Saturday, November 26, 2016

Seconds to Midnight by Philip Donlay

The Eco-Watch research Citation jet is on assignment to study a solar storm’s effects on the northern lights in arctic Canada. The routine data gathering flight is interrupted when a 737 dives through the clouds nearly causing a midair collision. The Eco-Watch pilot manages to evade the 737. Co-pilot and Eco-Watch director, Donovan Nash, is horrified to see the jet’s rear door open and something is shoved out into the deathly cold of the Canadian winter.

The 737 spirals down in a descent that is one part crash and one part landing approach. The Jet manages to land on a frozen lake, but the ice cracks under the jet’s weight, but not before a passenger crawls out a window, scrambles up the wing, then jumps in the water and struggles to get back on the firm ice and crawl to the shore.

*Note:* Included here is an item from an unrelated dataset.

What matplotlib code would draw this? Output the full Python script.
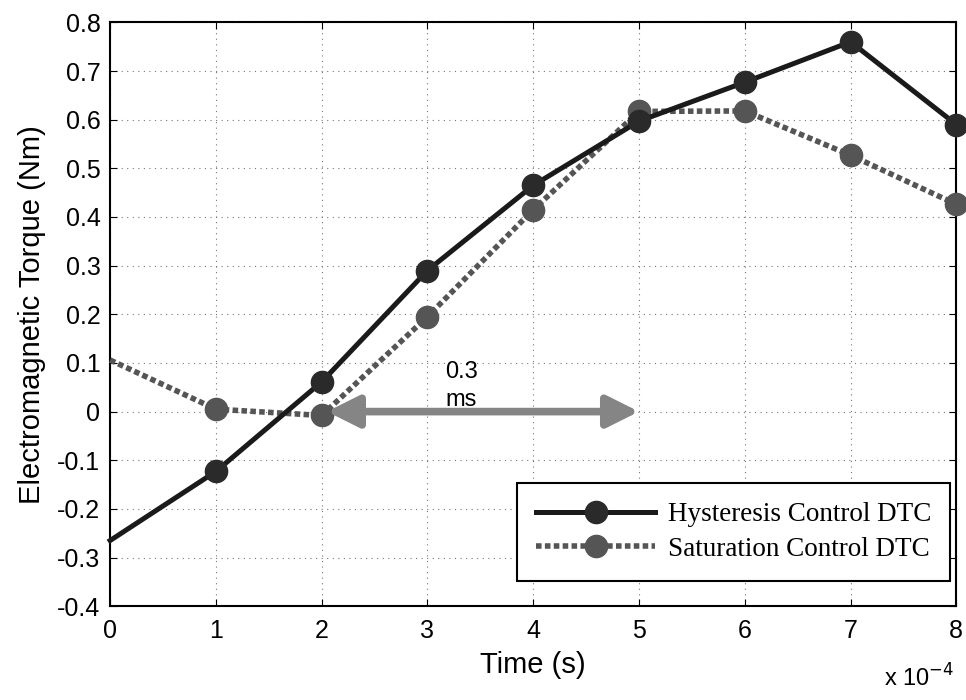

Nash orders his pilot to find a way to land the Citation on a distant part of the lake. Nash and a couple of his team trudge through the snow and find a near frozen woman and bring her back on board the plane. Her only words before passing out are a warning that they all are going to be killed. When she wakens, what remains of her memory comes in rare flashes, little of which are of help in determining her identity or how she came to be on the doomed flight.

Too much is unknown, so Nash makes the decision to keep as much about what has happened from both the Canadian and US authorities. The girl’s warning spooks Nash and puts his wife and daughter, currently on vacation in Austria, on alert. His wife Lauren is a GIS specialist with the US and has a rep as being highly resourceful when cornered.

Nash calls on an Eco-Watch employee with diving expertise to haul a ton of equipment up to join him in Minneapolis so they can get into the 737 now resting at the bottom of the frozen lake. Meanwhile, Lauren and daughter are targeted by unknowns and on the run to Scotland, then Poland, and finally the Russian embassy.

This book is #9 in the Donovan Nash series. A ridiculously fast paced book. I doubt anyone who picks this up will take more than a day or two to finish. Do I now have to go back through books #1-8? Only time will tell.